Anlatıcının sadece sesini duyduğumuz ve birkaç sahnede de elini gördüğümüz, anlatanla anlatılanın öykülerinin iç içe girdiği ve gizemleri olan karakterlerin yer aldığı film düşsel havası ve bunu hem destekleyen hem de onunla zaman zaman hoş bir zıtlık yaratan görsel çalışması ile dikkat çekiyor. Kameranın karakterlerden birinin bedeni ve gözü yerine kullanıldığı yapıt tıpkı etrafına bakan, seyreden veya araştıran insan gözünün hareketlerine sahip ve görüntü yönetmeni Yu Wang’ın düşselliğin romantizmini bilinçli olarak sınırlı tutan ve arada bir Şanghay’ın çizilen karanlık havasına hayli uygun çalışması filme önemli bir katkı sağlıyor.
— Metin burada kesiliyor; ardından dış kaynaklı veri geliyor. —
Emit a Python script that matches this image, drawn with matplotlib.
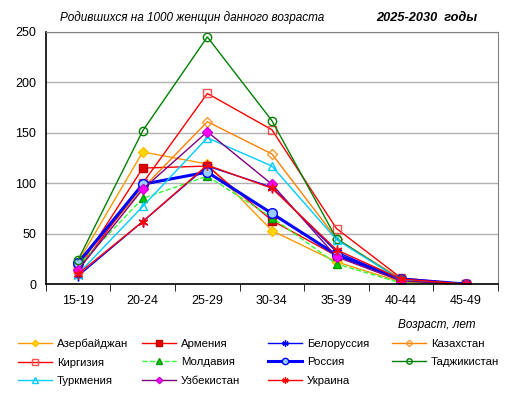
import matplotlib
matplotlib.use('Agg')
import matplotlib.pyplot as plt
import matplotlib.lines as mlines
import numpy as np

plt.rcParams['font.family'] = ['Liberation Sans', 'DejaVu Sans']

ages = ['15-19', '20-24', '25-29', '30-34', '35-39', '40-44', '45-49']

azerbaijan = [22, 131, 119, 53, 22, 2, 0]
armenia = [15, 115, 117, 63, 28, 4, 0]
belarus = [8, 62, 117, 96, 32, 4, 0]
kazakhstan = [20, 95, 161, 129, 45, 5, 0]
kyrgyzstan = [14, 100, 189, 153, 55, 6, 0]
moldova = [18, 85, 107, 66, 20, 1, 0]
russia = [21, 99, 111, 70, 29, 5, 0]
tajikistan = [24, 152, 245, 162, 45, 4, 0]
turkmenia = [10, 77, 145, 117, 44, 4, 0]
uzbekistan = [14, 94, 151, 99, 27, 3, 0]
ukraine = [10, 62, 118, 95, 34, 5, 0]

# name, data, line color, marker, marker face, marker edge, ls, lw, ms
series = [
    ('Азербайджан', azerbaijan, '#FF9900', 'D', '#FFD700', '#FFC000', '-', 1, 5),
    ('Армения', armenia, '#FF0000', 's', '#E00000', '#C00000', '-', 1, 6),
    ('Белоруссия', belarus, '#0000FF', (6, 2, 0), 'none', '#0000FF', '-', 1, 7),
    ('Казахстан', kazakhstan, '#FF8000', 'D', 'none', '#FF9933', '-', 1, 5),
    ('Киргизия', kyrgyzstan, '#FF0000', 's', 'none', '#FF5050', '-', 1, 6),
    ('Молдавия', moldova, '#33FF33', '^', '#00CC00', '#009900', '--', 1, 6),
    ('Россия', russia, '#0000FF', 'o', '#99CCFF', '#0000FF', '-', 2.2, 7),
    ('Таджикистан', tajikistan, '#008000', 'o', 'none', '#008000', '-', 1, 6),
    ('Туркмения', turkmenia, '#00CCFF', '^', 'none', '#00CCFF', '-', 1, 6),
    ('Узбекистан', uzbekistan, '#800080', 'D', '#FF00FF', '#CC00CC', '-', 1, 5),
    ('Украина', ukraine, '#FF0000', (6, 2, 0), 'none', '#FF0000', '-', 1, 7),
]

fig = plt.figure(figsize=(5.15, 3.94), dpi=100)
ax = fig.add_axes([0.089, 0.279, 0.878, 0.640])

x = np.arange(len(ages))
handles = {}
for name, data, lc, mk, mfc, mec, ls, lw, ms in series:
    h, = ax.plot(x, data, color=lc, linestyle=ls, linewidth=lw, marker=mk,
                 markerfacecolor=mfc, markeredgecolor=mec, markersize=ms,
                 markeredgewidth=1, label=name)
    handles[name] = h

ax.set_xlim(-0.5, len(ages) - 0.5)
ax.set_ylim(0, 250)
ax.set_yticks([0, 50, 100, 150, 200, 250])
ax.set_xticks(x)
ax.set_xticklabels(ages, fontsize=9)
ax.set_xticks(np.arange(-0.5, len(ages), 1), minor=True)
ax.tick_params(axis='x', which='major', length=0, pad=8)
ax.tick_params(axis='x', which='minor', length=5, direction='out', color='black')
ax.tick_params(axis='y', length=0, labelsize=9, pad=7)
ax.grid(axis='y', color='#B0B0B0', linewidth=1)
ax.set_axisbelow(True)
ax.spines['left'].set_color('black')
ax.spines['bottom'].set_color('black')
ax.spines['left'].set_linewidth(1.2)
ax.spines['bottom'].set_linewidth(1.2)
ax.spines['top'].set_color('#808080')
ax.spines['right'].set_color('#808080')

fig.text(0.117, 0.955, 'Родившихся на 1000 женщин данного возраста',
         fontsize=8.5, style='italic', va='center')
fig.text(0.73, 0.955, '2025-2030  годы', fontsize=9.2, style='italic',
         fontweight='bold', va='center')
fig.text(0.773, 0.175, 'Возраст, лет', fontsize=8.5, style='italic', va='center')

# legend: 4 equal-width columns like the Excel original
columns = [['Азербайджан', 'Киргизия', 'Туркмения'],
           ['Армения', 'Молдавия', 'Узбекистан'],
           ['Белоруссия', 'Россия', 'Украина'],
           ['Казахстан', 'Таджикистан']]
col_x = [18, 142, 268, 392]
for names, cx in zip(columns, col_x):
    leg_handles = []
    for n in names:
        h = handles[n]
        lh = mlines.Line2D([], [], color=h.get_color(), linestyle=h.get_linestyle(),
                           linewidth=h.get_linewidth(), marker=h.get_marker(),
                           markerfacecolor=h.get_markerfacecolor(),
                           markeredgecolor=h.get_markeredgecolor(),
                           markersize=h.get_markersize() * 0.65)
        leg_handles.append(lh)
    fig.legend(leg_handles, names, loc='upper left',
               bbox_to_anchor=(cx / 515, 0.14), frameon=False, fontsize=8.2,
               handlelength=3.0, handletextpad=0.4, labelspacing=0.75,
               borderpad=0, borderaxespad=0)

fig.savefig('out.png', dpi=100)
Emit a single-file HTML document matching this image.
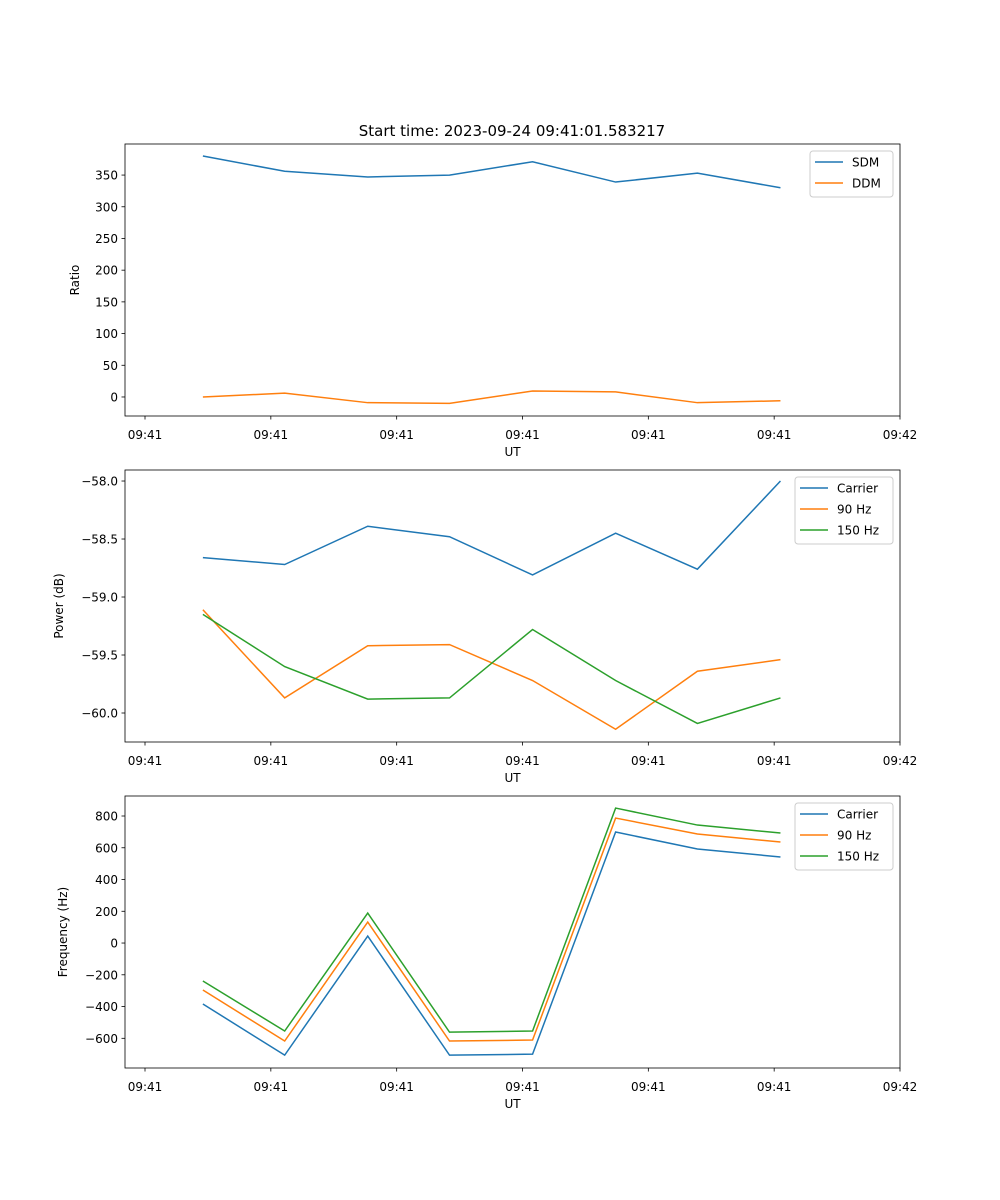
<!DOCTYPE html>
<html><head><meta charset="utf-8"><style>body{margin:0;background:#fff}svg{display:block;font-family:"DejaVu Sans","Liberation Sans",sans-serif}</style></head>
<body>
<svg id="fig" width="1000" height="1200" viewBox="0 0 1000 1200">
<rect width="1000" height="1200" fill="#fff"/>
<text x="512" y="136" text-anchor="middle" font-size="15">Start time: 2023-09-24 09:41:01.583217</text>
</svg>
<script>
const times = [0.46, 1.11, 1.77, 2.42, 3.08, 3.74, 4.39, 5.05];
const xTickVals = [0, 1, 2, 3, 4, 5, 6];
const xTickLabels = ["09:41","09:41","09:41","09:41","09:41","09:41","09:42"];
const sdm = [380, 356, 347, 350, 371, 339, 353, 330];
const ddm = [0, 6, -9, -10, 9.5, 8, -9, -6];
const powCarrier = [-58.66, -58.72, -58.39, -58.48, -58.81, -58.45, -58.76, -58.0];
const pow90 = [-59.11, -59.87, -59.42, -59.41, -59.72, -60.14, -59.64, -59.54];
const pow150 = [-59.15, -59.60, -59.88, -59.87, -59.28, -59.72, -60.09, -59.87];
const freqCarrier = [-384, -706, 44, -706, -700, 699, 592, 542];
const freq90 = [-296, -617, 132, -617, -611, 787, 687, 636];
const freq150 = [-239, -554, 189, -561, -554, 850, 743, 693];
const ratioTicks = [0, 50, 100, 150, 200, 250, 300, 350];
const powTicks = [-58.0, -58.5, -59.0, -59.5, -60.0];
const freqTicks = [-600, -400, -200, 0, 200, 400, 600, 800];

const NS="http://www.w3.org/2000/svg", svg=document.getElementById('fig');
const C=["#1f77b4","#ff7f0e","#2ca02c"];
function mk(t,a,p){const e=document.createElementNS(NS,t);for(const k in a)e.setAttribute(k,a[k]);(p||svg).appendChild(e);return e;}
const L=125,R=900,xmin=-0.159,xmax=6.0;
const xs=v=>L+(v-xmin)/(xmax-xmin)*(R-L);

function panel(name,top,bot,ymin,ymax,ticks,fmt,ylabel,series,names,legend){
  const g=mk('g',{});
  
  
  const ys=v=>bot-(v-ymin)/(ymax-ymin)*(bot-top);
  series.forEach((s,i)=>{
    const p=mk('polyline',{points:s.map((v,j)=>xs(times[j])+','+ys(v)).join(' '),fill:'none',stroke:C[i],'stroke-width':1.5},g);
    
    
  });
  mk('rect',{x:L,y:top,width:R-L,height:bot-top,fill:'none',stroke:'#000','stroke-width':0.8},g);
  xTickVals.forEach((v,i)=>{const x=xs(v);
    mk('line',{x1:x,x2:x,y1:bot,y2:bot+3.5,stroke:'#000','stroke-width':0.8},g);
    const t=mk('text',{x:x,y:bot+23,'text-anchor':'middle','font-size':12},g);t.textContent=xTickLabels[i];
    });
  ticks.forEach(v=>{const y=ys(v);
    mk('line',{x1:L,x2:L-3.5,y1:y,y2:y,stroke:'#000','stroke-width':0.8},g);
    const t=mk('text',{x:L-7,y:y+4.5,'text-anchor':'end','font-size':12},g);t.textContent=fmt(v);
    });
  const xl=mk('text',{x:(L+R)/2,y:bot+40,'text-anchor':'middle','font-size':12},g);xl.textContent='UT';
  
  const yx=legend.yl, yy=(top+bot)/2;
  const yl=mk('text',{x:yx,y:yy,'text-anchor':'middle','font-size':12,transform:`rotate(-90 ${yx} ${yy})`},g);yl.textContent=ylabel;
  
  const lg=mk('g',{},g);
  
  mk('rect',{x:legend.x,y:top+7,width:R-7-legend.x,height:names.length*21+4,fill:'#fff',stroke:'#ccc',rx:3},lg);
  names.forEach((n,i)=>{const y=top+18+i*21;
    mk('line',{x1:legend.x+5,x2:legend.x+33,y1:y,y2:y,stroke:C[i],'stroke-width':1.5},lg);
    const t=mk('text',{x:legend.x+42,y:y+4.5,'font-size':12},lg);t.textContent=n;
    });
}
panel('ratio',144,416,-30,399,ratioTicks,v=>String(v),'Ratio',[sdm,ddm],['SDM','DDM'],{x:810,yl:79});
panel('power',470,742,-60.25,-57.905,powTicks,v=>'\u2212'+Math.abs(v).toFixed(1),'Power (dB)',[powCarrier,pow90,pow150],['Carrier','90 Hz','150 Hz'],{x:795,yl:63});
panel('frequency',796,1068,-787,926,freqTicks,v=>(v<0?'\u2212':'')+Math.abs(v),'Frequency (Hz)',[freqCarrier,freq90,freq150],['Carrier','90 Hz','150 Hz'],{x:795,yl:67});
</script>
</body></html>
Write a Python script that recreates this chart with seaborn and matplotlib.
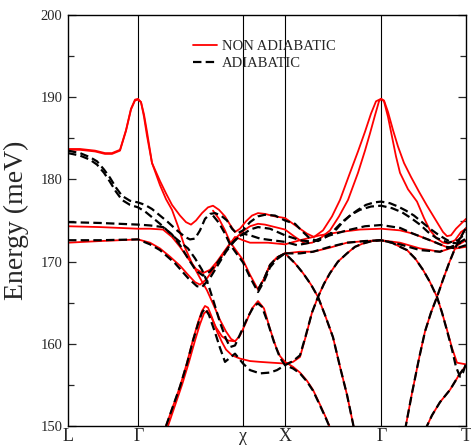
import numpy as np
import pandas as pd
import matplotlib
matplotlib.use("Agg")
import matplotlib.pyplot as plt
import seaborn as sns

# ---- k-path (positions along the path, in plot units) ----
kpoint_pos = [68, 138.3, 243.3, 284.7, 381.3, 466]
kpoint_labels = ["L", "Γ", "χ", "X", "Γ", "T"]
series_names = ["NON ADIABATIC", "ADIABATIC"]

# ---- NON ADIABATIC (red) bands ----
R1_x = [68,80,95,105,112,120,126,131,135,138,141,144,147,152,160,166,172,180,186,191,196,202,208,213,219,225,230,235,240,246,252,258,265,275,285,293,300,307,314,323,332,340,350,358,365,371,376,381,384,388,393,398,404,411,419,427,435,443,447,451,456,461,466]
R1_E = [183.7,183.7,183.5,183.2,183.2,183.6,186.0,188.6,189.7,189.8,189.4,187.9,185.8,182.0,179.8,178.3,176.9,175.6,174.8,174.5,175.0,175.9,176.6,176.8,176.3,175.5,174.5,173.6,174.0,174.9,175.6,175.9,175.8,175.5,175.3,174.6,174.0,173.4,173.0,173.8,175.5,177.5,180.8,183.4,185.8,188.0,189.5,189.8,189.6,188.2,186.0,184.0,182.0,180.3,178.5,176.8,175.2,173.6,173.1,173.2,174.0,174.6,175.2]

R2_x = [68,80,95,105,112,120,126,131,135,138,141,144,147,152,160,166,172,178,185,192,200,207,214,220,226,231,235,240,246,252,258,264,270,276,280,285,293,300,307,313,320,326,331]
R2_E = [183.6,183.6,183.4,183.1,183.1,183.5,185.9,188.5,189.6,189.7,189.4,187.6,185.3,182.0,179.3,177.6,176.3,174.3,171.7,169.8,168.0,166.5,164.6,162.9,161.5,160.6,160.3,161.0,162.6,164.3,165.2,164.3,161.8,159.6,158.5,157.8,157.2,156.5,155.5,154.4,152.6,151.0,149.5]

R3_x = [68,100,138,150,163,172,180,188,196,203,210,217,224,230,237,243,250,258,265,275,285,295,305,312,320,330,339,348,358,365,370,375,379,381,384,388,392,396,400,408,417,424,430,437,443,448,455,461,466]
R3_E = [174.3,174.2,174.0,174.0,173.9,173.0,171.8,170.4,169.1,168.6,169.0,170.0,171.2,172.2,173.0,173.7,174.3,174.6,174.5,174.2,173.9,173.0,172.2,172.3,172.8,173.8,175.5,177.5,180.8,183.5,185.6,187.8,189.5,189.8,189.5,187.6,185.2,182.8,180.8,178.8,177.3,175.3,173.8,172.8,172.3,172.2,172.6,173.6,174.0]

R4_x = [68,100,138,150,160,170,180,188,195,200,206,213,220,228,235,243,250,258,268,285,300,320,340,360,381,400,413,430,446,456,466]
R4_E = [172.3,172.5,172.7,172.3,171.6,170.6,169.5,168.4,167.5,167.2,167.8,169.0,170.3,171.8,173.0,172.6,172.3,172.3,172.3,172.1,172.6,173.2,173.6,173.9,174.0,173.8,173.4,172.6,171.8,171.6,171.8]

R5_x = [213,219,225,230,237,243,250,258,264,270,277,285]
R5_E = [176.2,175.2,173.8,172.4,171.2,170.2,168.4,166.6,167.9,169.6,170.5,171.0]

R5b_x = [285,300,313,330,347,365,381,400,420,440,455,466]
R5b_E = [171.0,171.2,171.2,171.7,172.3,172.5,172.6,172.3,171.6,171.2,171.8,172.6]

R10b_x = [168,175,182,189,195,200,204,207,211,216,222,228,235]
R10b_E = [150.0,152.5,155.0,157.8,160.4,162.4,163.7,164.0,163.3,162.0,160.9,160.4,160.3]

SA_x = [166,173,180,187,193,198,202,205,208,212,217,222,226,232,240,250,260,272,285,293,300,306,312,318,324,330,338,347,355,363,372,381,392,400,407,415,423,430,437,442,447,452,457,466]
SA_E = [150.0,152.4,154.8,157.7,160.5,162.6,164.0,164.6,164.4,163.2,161.5,160.2,159.3,158.6,158.2,157.9,157.8,157.7,157.6,157.8,158.4,161.0,163.8,165.7,167.3,168.6,170.0,171.0,171.8,172.2,172.5,172.6,172.3,171.8,171.4,170.4,169.0,167.5,165.7,163.8,161.7,159.5,157.7,157.5]

# ---- bands shared by both calculations ----
D1_x = [258,264,270,277,285,295,303,311,318,325,333,340,347,353,355]
D1_E = [166.6,167.9,169.6,170.5,171.0,169.8,168.6,167.2,165.7,163.5,160.8,157.2,153.8,150.3,149.0]

R7_x = [405,412,419,425,431,437,443,449,454,459,466]
R7_E = [149.5,154.0,158.2,161.5,163.8,165.7,167.8,169.8,171.3,172.6,174.1]

R9_x = [425,432,440,450,458,466]
R9_E = [149.5,151.3,152.9,154.4,156.0,157.4]

# ---- ADIABATIC (black) bands ----
B1_x = [68,80,90,97,104,110,116,122,130,138,145,152,160,168,176,185,190,195,200,205,210,215,221,227,232,237,243,250,258,265,275,285,295,303,310,318,326,334,342,350,358,366,374,381,390,398,406,414,422,430,438,446,452,458,466]
B1_E = [183.5,183.2,182.7,182.2,181.2,180.2,179.0,178.0,177.4,177.2,176.9,176.4,175.6,174.8,173.9,173.0,172.7,172.8,173.8,175.2,175.8,175.9,175.6,175.0,174.0,173.4,173.8,174.8,175.5,175.7,175.6,175.0,174.6,173.6,172.8,172.5,173.0,173.8,174.8,175.6,176.3,176.9,177.2,177.3,177.1,176.7,176.2,175.6,174.8,174.0,173.3,172.7,172.3,172.2,172.5]

B2_x = [68,80,90,97,104,110,116,122,130,138,145,152,160,168,176,188,195,202,208,214,220,226,230,235,241,248,254,258,262,268,274,280,285,293,300,307,313,320,326,331]
B2_E = [183.2,182.9,182.4,181.8,180.8,179.7,178.5,177.5,176.9,176.6,176.1,175.4,174.6,173.7,172.8,171.6,170.4,169.0,167.3,165.0,162.6,160.6,159.6,159.8,161.4,163.3,164.6,164.9,164.5,162.5,160.2,158.3,157.4,157.0,156.4,155.4,154.3,152.5,150.9,149.5]

B3_x = [68,100,138,150,163,172,180,188,196,203,210,217,224,230,237,243,250,258,270,285,300,313,330,347,365,381,400,413,430,446,456,466]
B3_E = [174.8,174.7,174.5,174.4,174.2,173.3,172.0,170.4,168.9,168.3,168.8,169.8,171.0,172.0,172.8,173.3,173.9,174.2,174.0,173.2,172.6,172.4,173.2,173.8,174.3,174.45,174.1,173.4,172.6,171.8,171.6,172.0]

B4_x = [68,100,138,150,160,175,188,197,202,210,218,226,235,243,250,260,272,285,297,310,322,334,342,351,360,371,381,392,402,411,420,428,436,448,458,466]
B4_E = [172.6,172.6,172.7,172.1,171.4,169.8,168.0,167.0,166.9,168.0,169.6,171.2,172.6,173.4,173.2,172.8,172.6,172.4,172.0,172.3,172.9,173.6,174.7,175.7,176.3,176.7,176.8,176.5,176.0,175.3,174.5,173.6,172.9,172.3,172.6,173.5]

B5_x = [213,219,225,230,237,243,250,258,264,270,277,285]
B5_E = [175.6,174.7,173.4,172.1,170.9,169.9,168.1,166.3,167.6,169.3,170.3,171.0]

B5b_x = [285,300,313,330,347,365,381,400,420,440,455,466]
B5b_E = [171.0,171.0,171.2,171.8,172.3,172.5,172.6,172.1,171.4,171.2,172.0,172.8]

BSA_x = [166,173,180,187,193,198,202,205,209,215,220,225,230,235,243,250,260,270,277,285,293,300,306,312,318,324,330,338,347,355,363,372,381,392,400,407,415,423,430,437,442,447,452,456,460,463,466]
BSA_E = [150.0,152.4,154.8,157.6,160.4,162.4,163.8,164.3,163.5,161.4,159.5,157.8,158.3,158.8,157.6,156.8,156.4,156.5,156.8,157.4,157.9,158.6,161.1,163.8,165.7,167.3,168.6,170.0,171.0,171.8,172.2,172.5,172.6,172.3,171.8,171.4,170.4,169.0,167.5,165.7,163.8,161.6,159.3,157.2,156.0,156.5,157.6]

red_bands = {"R1": (R1_x, R1_E), "R2": (R2_x, R2_E), "R3": (R3_x, R3_E),
             "R4": (R4_x, R4_E), "R5": (R5_x, R5_E), "R5b": (R5b_x, R5b_E),
             "R10b": (R10b_x, R10b_E), "SA": (SA_x, SA_E),
             "D1": (D1_x, D1_E), "R7": (R7_x, R7_E), "R9": (R9_x, R9_E)}
black_bands = {"B1": (B1_x, B1_E), "B2": (B2_x, B2_E), "B3": (B3_x, B3_E),
               "B4": (B4_x, B4_E), "B5": (B5_x, B5_E), "B5b": (B5b_x, B5b_E),
               "BSA": (BSA_x, BSA_E),
               "D1": (D1_x, D1_E), "R7": (R7_x, R7_E), "R9": (R9_x, R9_E)}

frames = []
for series, bands in zip(series_names, [red_bands, black_bands]):
    for name, (xs, es) in bands.items():
        frames.append(pd.DataFrame({"k": xs, "E": es, "series": series,
                                    "band": series + "_" + name}))
df = pd.concat(frames, ignore_index=True)

sns.set_style("ticks")
plt.rcParams["font.family"] = ["Liberation Serif", "DejaVu Serif"]

fig = plt.figure(figsize=(4.71, 4.47), dpi=100)
ax = fig.add_axes([68/471, 1-426/447, 398/471, 411/447])

sns.lineplot(data=df, x="k", y="E", hue="series", style="series", size="series",
             units="band", estimator=None, sort=False, ax=ax,
             hue_order=series_names, style_order=series_names, size_order=series_names,
             palette={"NON ADIABATIC": "#ff0000", "ADIABATIC": "#000000"},
             dashes={"NON ADIABATIC": "", "ADIABATIC": (3.8, 1.9)},
             sizes={"NON ADIABATIC": 1.3, "ADIABATIC": 1.6})

for p in kpoint_pos[1:-1]:
    ax.axvline(p, color="black", lw=0.8, zorder=0)

ax.set_xlim(kpoint_pos[0], kpoint_pos[-1])
ax.set_ylim(150, 200)
ax.set_xticks(kpoint_pos)
ax.set_xticklabels(kpoint_labels, fontsize=13)
ax.set_yticks([150, 160, 170, 180, 190, 200])
ax.set_yticks([155, 165, 175, 185, 195], minor=True)
ax.tick_params(axis="y", which="major", direction="in", length=6, width=0.9,
               labelsize=10.5, pad=4, left=True, right=True)
ax.tick_params(axis="y", which="minor", direction="in", length=4, width=0.9,
               left=True, right=True)
ax.tick_params(axis="x", length=0, pad=1.5)
for s in ax.spines.values():
    s.set_linewidth(1.0)
    s.set_color("black")
ax.set_xlabel("")
ax.set_ylabel("Energy (meV)", fontsize=20, labelpad=8)

handles, labels = ax.get_legend_handles_labels()
keep = [(h, l) for h, l in zip(handles, labels) if l in series_names]
ax.legend([h for h, _ in keep], [l for _, l in keep], loc="upper left",
          bbox_to_anchor=(0.315, 0.94), frameon=False, fontsize=10.5,
          handlelength=1.6, handletextpad=0.35, labelspacing=0.25,
          borderpad=0, borderaxespad=0)

fig.savefig("out.png", dpi=100)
Lou Ye, Çin sinemasının “Altıncı nesil” adı verilen akımı içinde olduğu kabul edilen bir sanatçı. Düşük bütçe ile çekilen modern şehir hikâyelerinde belgesele yakın duran bir karanlık hava yakalayan ve kameranın çok az sabit kalıp, adeta tedirgin hareketler gösterdiği filmlerle biliniyor bu akım ve Ye de burada işte bunun dikkat çeken örneklerinden birini veriyor. Jörg Lemberg’in geleneksel Çin melodilerine de göndermeleri olan müziğinin dikkat çektiği bu yapıtın iki başrol oyuncusu da bolca övgüyü hak ediyor. İki rolü birden canlandıran Xun Zhou kameranın film boyunca sık sık başvurduğu yakın plan çekimlerle daha da güçlenen bir şekilde karakter(ler)inin gizemini ve ruh halini bize geçirmeyi başarıyor. Mardar’ı canlandıran Hongsheng Jia da benzer bir başarının sahibi olmuş; 2010’da intihar ederek yaşamına son veren oyuncu tıpkı Xun Zhou gibi, bir Kai-Wai Wong filminde görmeyi bekleyeceğiniz türden bir şehirli karakteri dokunaklı bir enerji ile getiriyor karşımıza.
Filmi daha güçlü olmaktan alıkoyan temel unsur, izinden gittiği sinema yapıtlarının doğallığını yeterince yakalayamaması. Zaman zaman hem içeriğin hem biçimin zorlandığını hissediyorsunuz ki bu da duygusal açıdan filmle aranıza mesafe koyuyor arada bir. Eski ile Yeni Çin’in bir aradalığının ya da birinden diğerine dönüşümün metaforu olarak görülebilecek Suzhou nehrinin kıyılarındaki yıkılmakta olan binalar, nehrin kirliliği ve “deniz kızlarının Coca-Cola ve McDonald’s gibi Çin’e dışarıdan gelmiş olması” gibi konuşmalarla oldukça gerçek ve huzursuz bir atmosfer yaratan film için yine de önemli bir problem yaratmıyor bu durum. Aşk, ihanet, kimlik, arayış ve arzuların öyküsü olan bu düş havalı film modern Çin sinemasının ilginç yapıtlarından biri olarak ilgiyi hak ediyor.